* [Request]: What are the lines from the one with "Rebuild this diagram" through the one with "(hpublish) at (21.83,-0.75)", inclusive? Output them exactly, and leave out the pictures.

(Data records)
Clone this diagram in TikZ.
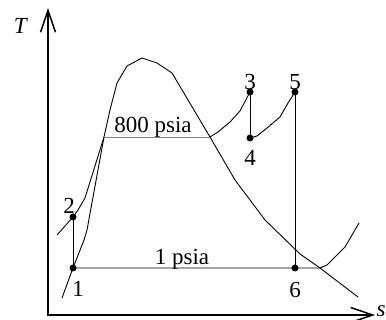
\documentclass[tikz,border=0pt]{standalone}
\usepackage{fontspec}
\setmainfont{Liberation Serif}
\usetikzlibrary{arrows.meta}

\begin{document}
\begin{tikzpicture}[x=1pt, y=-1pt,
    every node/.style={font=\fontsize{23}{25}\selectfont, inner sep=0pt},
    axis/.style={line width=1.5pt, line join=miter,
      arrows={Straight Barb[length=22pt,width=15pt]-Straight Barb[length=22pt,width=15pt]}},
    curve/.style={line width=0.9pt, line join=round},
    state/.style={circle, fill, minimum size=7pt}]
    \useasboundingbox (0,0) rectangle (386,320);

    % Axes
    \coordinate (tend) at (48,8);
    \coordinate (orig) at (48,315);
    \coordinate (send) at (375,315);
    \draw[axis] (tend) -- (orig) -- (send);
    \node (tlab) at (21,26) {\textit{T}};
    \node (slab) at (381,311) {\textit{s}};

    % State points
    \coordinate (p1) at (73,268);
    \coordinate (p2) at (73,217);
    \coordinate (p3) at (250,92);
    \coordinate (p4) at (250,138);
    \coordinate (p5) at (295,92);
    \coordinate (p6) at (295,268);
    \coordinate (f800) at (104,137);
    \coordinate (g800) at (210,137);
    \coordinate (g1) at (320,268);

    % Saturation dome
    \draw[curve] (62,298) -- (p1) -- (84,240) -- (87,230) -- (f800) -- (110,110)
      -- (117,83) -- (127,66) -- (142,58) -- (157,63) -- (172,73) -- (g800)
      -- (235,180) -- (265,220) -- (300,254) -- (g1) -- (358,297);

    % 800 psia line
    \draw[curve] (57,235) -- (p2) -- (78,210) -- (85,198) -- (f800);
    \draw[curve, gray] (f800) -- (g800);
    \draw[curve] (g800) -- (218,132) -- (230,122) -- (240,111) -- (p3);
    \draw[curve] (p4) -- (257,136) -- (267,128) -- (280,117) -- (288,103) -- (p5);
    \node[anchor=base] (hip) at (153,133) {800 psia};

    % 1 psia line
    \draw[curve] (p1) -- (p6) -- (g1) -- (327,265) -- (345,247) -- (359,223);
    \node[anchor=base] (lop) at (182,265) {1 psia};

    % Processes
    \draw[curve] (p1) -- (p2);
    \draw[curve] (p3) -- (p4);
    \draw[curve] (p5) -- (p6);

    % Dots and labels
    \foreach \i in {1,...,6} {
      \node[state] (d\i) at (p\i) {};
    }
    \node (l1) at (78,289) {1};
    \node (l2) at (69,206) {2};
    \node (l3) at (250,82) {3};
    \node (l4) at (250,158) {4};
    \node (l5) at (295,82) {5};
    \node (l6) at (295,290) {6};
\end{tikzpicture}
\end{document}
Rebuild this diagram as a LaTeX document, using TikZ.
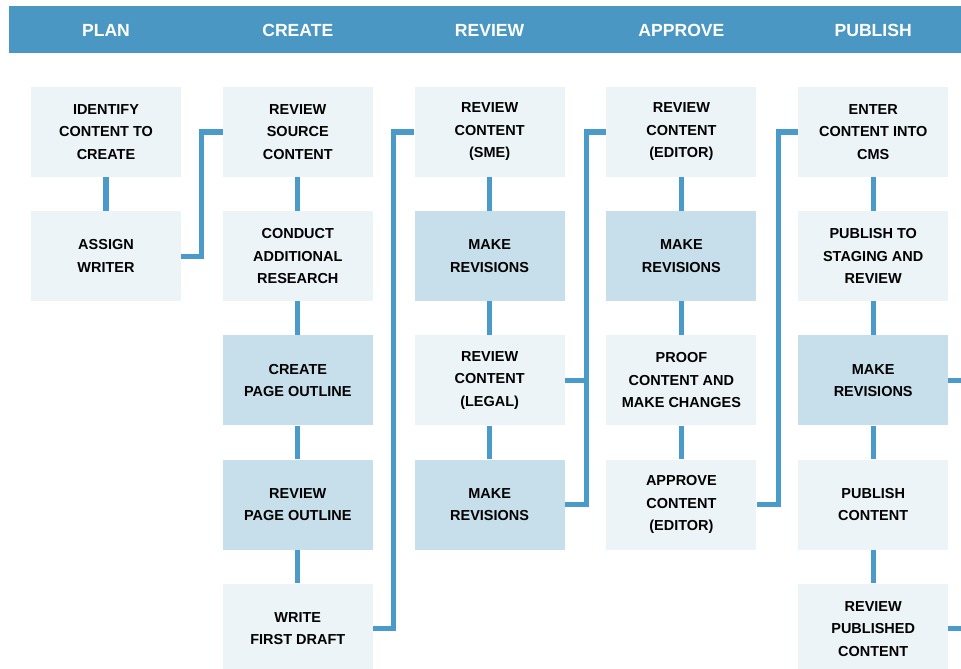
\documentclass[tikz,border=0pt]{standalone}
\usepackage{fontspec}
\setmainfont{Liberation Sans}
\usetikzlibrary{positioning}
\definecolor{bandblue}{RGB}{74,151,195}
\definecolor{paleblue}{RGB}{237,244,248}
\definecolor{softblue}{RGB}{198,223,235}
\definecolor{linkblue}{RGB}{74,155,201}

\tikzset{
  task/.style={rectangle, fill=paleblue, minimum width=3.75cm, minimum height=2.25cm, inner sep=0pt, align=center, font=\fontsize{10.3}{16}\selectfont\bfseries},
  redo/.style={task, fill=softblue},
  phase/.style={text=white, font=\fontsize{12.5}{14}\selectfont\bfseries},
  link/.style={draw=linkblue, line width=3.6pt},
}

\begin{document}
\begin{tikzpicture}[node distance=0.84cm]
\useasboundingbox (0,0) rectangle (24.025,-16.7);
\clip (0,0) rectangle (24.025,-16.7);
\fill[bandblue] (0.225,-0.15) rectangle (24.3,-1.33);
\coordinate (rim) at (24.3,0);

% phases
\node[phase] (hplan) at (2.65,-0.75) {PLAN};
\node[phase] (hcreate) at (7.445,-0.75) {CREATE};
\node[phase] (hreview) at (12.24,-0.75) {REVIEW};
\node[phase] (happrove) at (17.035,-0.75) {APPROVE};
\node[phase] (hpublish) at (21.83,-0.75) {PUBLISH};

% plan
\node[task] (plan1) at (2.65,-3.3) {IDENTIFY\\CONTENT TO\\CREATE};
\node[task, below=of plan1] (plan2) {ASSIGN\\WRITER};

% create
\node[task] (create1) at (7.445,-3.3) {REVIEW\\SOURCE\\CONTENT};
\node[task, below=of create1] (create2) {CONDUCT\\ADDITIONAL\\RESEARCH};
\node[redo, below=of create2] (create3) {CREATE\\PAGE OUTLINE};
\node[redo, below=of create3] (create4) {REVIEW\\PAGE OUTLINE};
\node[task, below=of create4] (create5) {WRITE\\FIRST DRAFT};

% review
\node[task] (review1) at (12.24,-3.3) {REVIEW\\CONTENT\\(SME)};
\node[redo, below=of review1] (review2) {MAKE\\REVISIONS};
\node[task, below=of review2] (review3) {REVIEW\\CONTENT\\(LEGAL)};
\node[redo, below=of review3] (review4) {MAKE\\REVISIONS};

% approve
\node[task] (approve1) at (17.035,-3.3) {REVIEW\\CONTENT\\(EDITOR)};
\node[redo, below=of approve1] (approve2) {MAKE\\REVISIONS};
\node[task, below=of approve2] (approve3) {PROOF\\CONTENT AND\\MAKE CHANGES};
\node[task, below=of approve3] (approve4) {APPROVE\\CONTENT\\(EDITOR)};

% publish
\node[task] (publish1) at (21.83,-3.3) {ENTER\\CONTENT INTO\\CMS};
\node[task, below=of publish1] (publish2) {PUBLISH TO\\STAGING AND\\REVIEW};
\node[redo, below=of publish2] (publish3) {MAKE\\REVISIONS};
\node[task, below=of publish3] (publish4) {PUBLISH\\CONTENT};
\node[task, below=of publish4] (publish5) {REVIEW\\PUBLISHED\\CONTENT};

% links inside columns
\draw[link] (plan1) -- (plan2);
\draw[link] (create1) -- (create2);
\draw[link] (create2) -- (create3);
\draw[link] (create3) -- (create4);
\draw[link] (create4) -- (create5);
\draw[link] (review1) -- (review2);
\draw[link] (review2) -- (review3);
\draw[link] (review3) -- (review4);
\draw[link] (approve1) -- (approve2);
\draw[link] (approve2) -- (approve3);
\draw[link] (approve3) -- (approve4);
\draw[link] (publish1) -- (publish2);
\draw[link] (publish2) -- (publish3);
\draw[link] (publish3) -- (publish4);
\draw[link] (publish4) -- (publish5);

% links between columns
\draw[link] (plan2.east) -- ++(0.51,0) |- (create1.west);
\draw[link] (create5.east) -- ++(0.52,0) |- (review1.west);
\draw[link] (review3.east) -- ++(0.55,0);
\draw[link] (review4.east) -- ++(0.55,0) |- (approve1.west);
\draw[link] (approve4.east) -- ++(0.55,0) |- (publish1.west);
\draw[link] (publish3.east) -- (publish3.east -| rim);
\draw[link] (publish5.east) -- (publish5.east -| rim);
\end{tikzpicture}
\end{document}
---
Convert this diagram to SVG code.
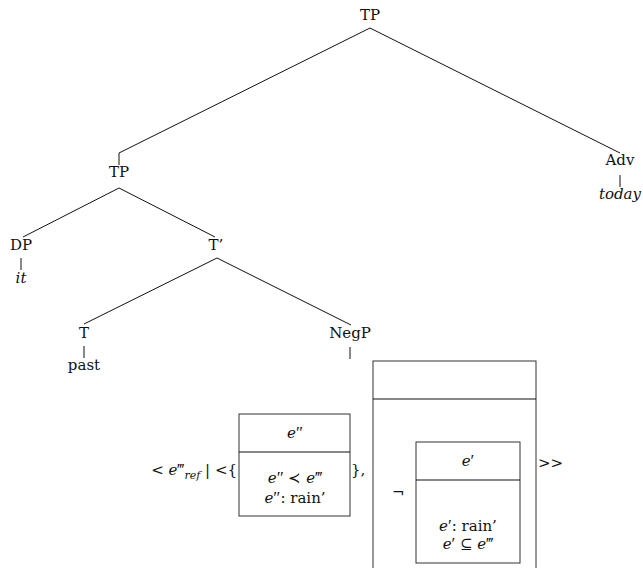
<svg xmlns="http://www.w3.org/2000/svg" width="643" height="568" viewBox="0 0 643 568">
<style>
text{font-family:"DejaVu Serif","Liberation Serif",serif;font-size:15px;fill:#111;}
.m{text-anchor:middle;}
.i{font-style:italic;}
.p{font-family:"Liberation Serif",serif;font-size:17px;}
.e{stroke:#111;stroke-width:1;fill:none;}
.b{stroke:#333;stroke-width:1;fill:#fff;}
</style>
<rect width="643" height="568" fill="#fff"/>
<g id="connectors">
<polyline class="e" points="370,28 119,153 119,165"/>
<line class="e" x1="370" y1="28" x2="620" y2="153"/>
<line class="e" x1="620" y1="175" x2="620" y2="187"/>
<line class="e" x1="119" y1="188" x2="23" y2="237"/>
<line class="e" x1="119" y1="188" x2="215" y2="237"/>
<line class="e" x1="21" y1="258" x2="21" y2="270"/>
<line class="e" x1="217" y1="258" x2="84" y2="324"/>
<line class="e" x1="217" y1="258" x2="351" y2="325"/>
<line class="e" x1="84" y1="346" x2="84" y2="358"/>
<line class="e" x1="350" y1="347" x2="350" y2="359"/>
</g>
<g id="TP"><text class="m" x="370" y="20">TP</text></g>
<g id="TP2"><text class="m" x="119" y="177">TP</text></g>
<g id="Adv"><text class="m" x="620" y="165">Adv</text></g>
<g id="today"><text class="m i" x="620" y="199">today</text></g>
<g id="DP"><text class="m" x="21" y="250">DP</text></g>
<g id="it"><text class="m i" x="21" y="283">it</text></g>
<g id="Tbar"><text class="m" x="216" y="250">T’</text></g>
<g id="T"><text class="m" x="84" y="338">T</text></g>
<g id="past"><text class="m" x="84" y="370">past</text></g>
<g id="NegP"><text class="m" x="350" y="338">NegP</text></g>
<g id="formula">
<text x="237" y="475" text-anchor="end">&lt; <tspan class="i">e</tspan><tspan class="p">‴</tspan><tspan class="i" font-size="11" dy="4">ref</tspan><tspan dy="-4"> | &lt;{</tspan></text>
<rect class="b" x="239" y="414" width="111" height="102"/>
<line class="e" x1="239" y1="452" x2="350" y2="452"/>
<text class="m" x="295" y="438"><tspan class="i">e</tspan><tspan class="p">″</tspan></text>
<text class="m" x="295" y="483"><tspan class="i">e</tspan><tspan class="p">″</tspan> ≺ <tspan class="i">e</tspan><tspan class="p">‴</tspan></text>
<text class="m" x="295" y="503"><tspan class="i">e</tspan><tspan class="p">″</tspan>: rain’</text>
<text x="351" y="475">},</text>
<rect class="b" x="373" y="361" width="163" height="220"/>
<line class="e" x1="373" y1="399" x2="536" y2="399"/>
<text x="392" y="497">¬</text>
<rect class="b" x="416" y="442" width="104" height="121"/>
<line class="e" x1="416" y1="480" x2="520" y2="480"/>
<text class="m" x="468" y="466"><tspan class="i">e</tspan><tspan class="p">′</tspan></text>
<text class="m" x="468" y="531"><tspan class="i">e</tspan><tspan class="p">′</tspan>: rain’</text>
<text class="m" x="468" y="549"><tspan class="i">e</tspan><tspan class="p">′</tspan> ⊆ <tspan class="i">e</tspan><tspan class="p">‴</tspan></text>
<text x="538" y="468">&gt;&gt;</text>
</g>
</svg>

* [Solution to the exercise]:
Rebuild this diagram as a LaTeX document, using TikZ.
\documentclass[tikz,border=0pt]{standalone}
\usepackage{fontspec}
\setmainfont{Liberation Sans}
\usetikzlibrary{positioning}
\definecolor{bandblue}{RGB}{74,151,195}
\definecolor{paleblue}{RGB}{237,244,248}
\definecolor{softblue}{RGB}{198,223,235}
\definecolor{linkblue}{RGB}{74,155,201}

\tikzset{
  task/.style={rectangle, fill=paleblue, minimum width=3.75cm, minimum height=2.25cm, inner sep=0pt, align=center, font=\fontsize{10.3}{16}\selectfont\bfseries},
  redo/.style={task, fill=softblue},
  phase/.style={text=white, font=\fontsize{12.5}{14}\selectfont\bfseries},
  link/.style={draw=linkblue, line width=3.6pt},
}

\begin{document}
\begin{tikzpicture}[node distance=0.84cm]
\useasboundingbox (0,0) rectangle (24.025,-16.7);
\clip (0,0) rectangle (24.025,-16.7);
\fill[bandblue] (0.225,-0.15) rectangle (24.3,-1.33);
\coordinate (rim) at (24.3,0);

% phases
\node[phase] (hplan) at (2.65,-0.75) {PLAN};
\node[phase] (hcreate) at (7.445,-0.75) {CREATE};
\node[phase] (hreview) at (12.24,-0.75) {REVIEW};
\node[phase] (happrove) at (17.035,-0.75) {APPROVE};
\node[phase] (hpublish) at (21.83,-0.75) {PUBLISH};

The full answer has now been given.